Pregroup Grammars and the Chinese Verb: What Do They Tell Us?
In previous linguistic research conducted within the theory of Pregroups, it has appeared necessary to describe verbal conjugation explicitly at first. This was done with the help of a matrix, which allowed algebraic results to be expressed by a simple formula. Apart from its simplicity, the formula needed to be explanatory and/or resistant enough to further implementation in the algebraic typing of Pregroup grammars.
Indeed, each language studied displayed diversity in the specificities of its verbal conjugation, although this does not disprove the broader arrangement of words in the sentence known as syntax, simply that Pregroups are intended to provide in an algebraic calculation.
The idea of generating the different finite forms of a verb V through a simple calculation starting with one formal expression, such as Cij(V), offered a satisfactory tool for treating verbal conjugation, person, tense, or aspect, which are often visible from morphological changes in the verb.

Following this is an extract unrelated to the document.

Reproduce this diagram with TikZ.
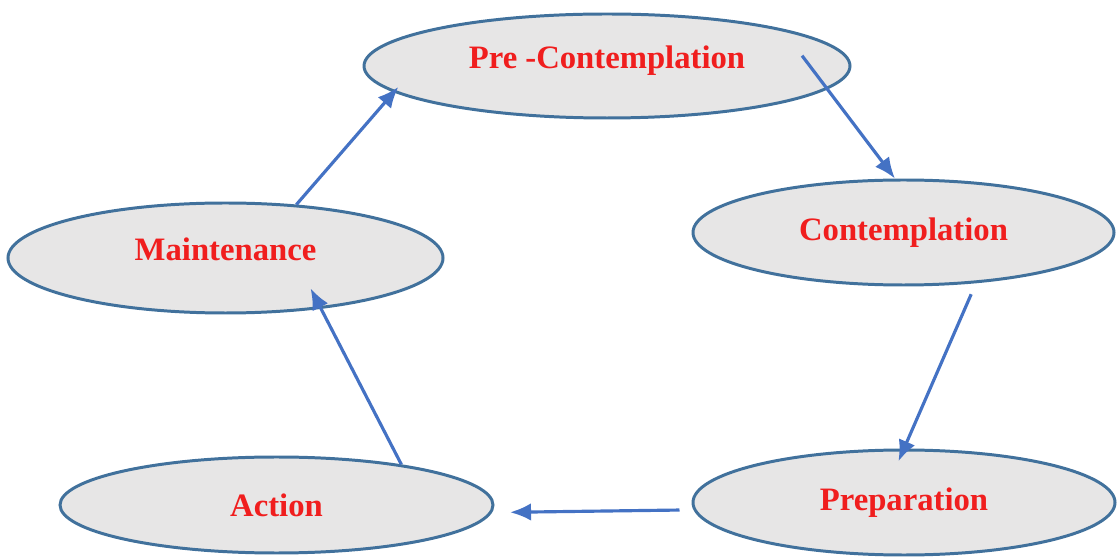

The extension of this matrix to Cijk (V) for Latin  was useful in order to make possible the calculation of the 90 conjugated Latin verb-forms. An even greater extension of the formulae to Cijkl (V) was required to show the different grammatical refinements of the Turkish verb . Later, the same formulation, but the reverse in its subscript arrangement Clkji (V), proved to be useful in order to explain verbal inflection in Arabic .
It should be noted that one of the advantages of this Cij (V) expression resides in its plasticity. Its extensions can be adapted to natural languages with simplicity and elegance.
However, this algebraic notation is not required for studying the Chinese verb. Since Chinese2 is an isolating language, there is no need for inflection i.e., the verb is not conjugated. Hence, the rewriting technique employed elsewhere to describe verbal conjugation and noun3 inflection is irrelevant in Chinese.